My parents have been wonderful. It is a real shame that everyone cannot say that, but they embraced me the minute I told them and have been amongst my staunchest allies. They continue to learn more about the community every day and I could not be prouder of them, especially knowing the types of homophobic social stigma they grew up around. I have a circle of friends again, some old, some new, all accepting me just as I am. I have even found the love of my life — proof that gay folk can have “a happily ever after”, no matter what others might say.
I am content in my own life. I get to be authentically me and it has done wonders for my health. Most importantly, I get to be “me” to myself. That was probably the toughest hurdle to surmount, but once I was able to say “I am gay” with pride and not disgust, I knew I had won.
Yet, for all the positivity in my own life now, I am also very angry. I am angry because the life I lived, with so much pain and doubt and utter self-contempt, is considered lucky. Of course, I am lucky. My circumstances have led me to a place where I can be safe in sharing my truth, and it is infuriating that that makes me special.
I am angry that there are others who are still not open to themselves. I am angry that there are others who have family and friends whose love is not unconditional. I am angry that many who have had the courage to come out have been beaten back, hurt, even killed, for their openness. I am angry at a world where the country I have found myself in is the same one which led to my condemnation back home through the sins of its colonial past.
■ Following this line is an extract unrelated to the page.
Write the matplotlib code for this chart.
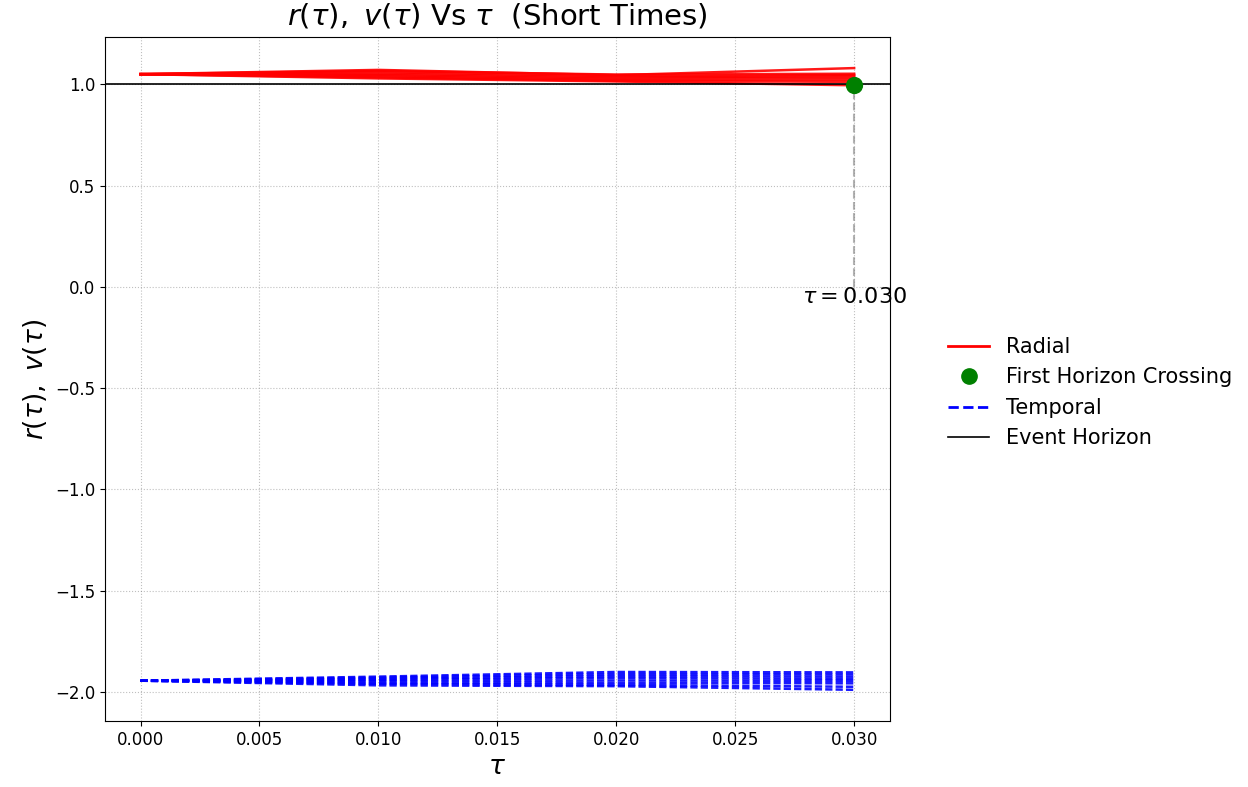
import numpy as np
import matplotlib
matplotlib.use("Agg")
import matplotlib.pyplot as plt
from matplotlib.lines import Line2D

# proper time samples
tau = [0.0, 0.01, 0.02, 0.03]

# radial trajectories r(tau)
radial = [
    [1.05, 1.071, 1.045, 1.080],
    [1.05, 1.066, 1.048, 1.052],
    [1.05, 1.060, 1.040, 1.046],
    [1.05, 1.052, 1.034, 1.040],
    [1.05, 1.046, 1.028, 1.032],
    [1.05, 1.040, 1.022, 1.022],
    [1.05, 1.034, 1.017, 1.012],
    [1.05, 1.029, 1.014, 0.995],
]

# temporal trajectories v(tau)
temporal = [
    [-1.945, -1.925, -1.902, -1.904],
    [-1.945, -1.930, -1.912, -1.914],
    [-1.945, -1.936, -1.922, -1.925],
    [-1.945, -1.941, -1.932, -1.936],
    [-1.945, -1.948, -1.944, -1.946],
    [-1.945, -1.955, -1.956, -1.958],
    [-1.945, -1.961, -1.966, -1.975],
    [-1.945, -1.968, -1.972, -1.990],
]

tau_cross = 0.030
r_cross = 0.995

fig = plt.figure(figsize=(12.48, 7.87), dpi=100)
ax = fig.add_axes([0.084, 0.084, 0.629, 0.869])

for r in radial:
    ax.plot(tau, r, color='red', lw=1.8, alpha=0.9)
for v in temporal:
    ax.plot(tau, v, color='blue', lw=1.8, ls=(0, (2.9, 1.25)), alpha=0.9)

ax.axhline(1.0, color='black', lw=1.2)
ax.scatter([tau_cross], [r_cross], color='green', s=130, zorder=5)
ax.vlines(tau_cross, 0, r_cross, colors='gray', linestyles='--', alpha=0.6)
ax.text(tau_cross, 0, r'$\tau = 0.030$', ha='center', va='top', fontsize=16)

ax.set_title(r'$r(\tau),\ v(\tau)$ Vs $\tau$  (Short Times)', fontsize=21, pad=9)
ax.set_xlabel(r'$\tau$', fontsize=19)
ax.set_ylabel(r'$r(\tau),\ v(\tau)$', fontsize=19)
ax.tick_params(labelsize=12)
ax.grid(True, ls=':', color='gray', alpha=0.5)

handles = [
    Line2D([], [], color='red', lw=2),
    Line2D([], [], marker='o', color='green', ls='none', markersize=11),
    Line2D([], [], color='blue', lw=2, ls='--'),
    Line2D([], [], color='black', lw=1.2),
]
labels = ['Radial', 'First Horizon Crossing', 'Temporal', 'Event Horizon']
ax.legend(handles, labels, loc='center left', bbox_to_anchor=(1.05, 0.48),
          frameon=False, fontsize=15)

fig.savefig('out.png')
I am angry that I am lucky and that I feel gratitude for being treated like a human being — and I am determined to use that anger. Rage is a good thing because it means we recognise the world is far from being fair and just. I know I am unlikely going to see that egalitarian world in my lifetime, but I know that we can make tomorrow just a little less cruel than today, and the day after that less cruel than tomorrow, on and on, until we no longer have to feel lucky for being unashamedly ourselves.●
Ibtisam Ahmed (@ibzor) is a PhD student at the University of Nottingham. He works on utopia and decolonisation, and is committed to undoing the histories of homosexual criminalisation that continue to oppress millions.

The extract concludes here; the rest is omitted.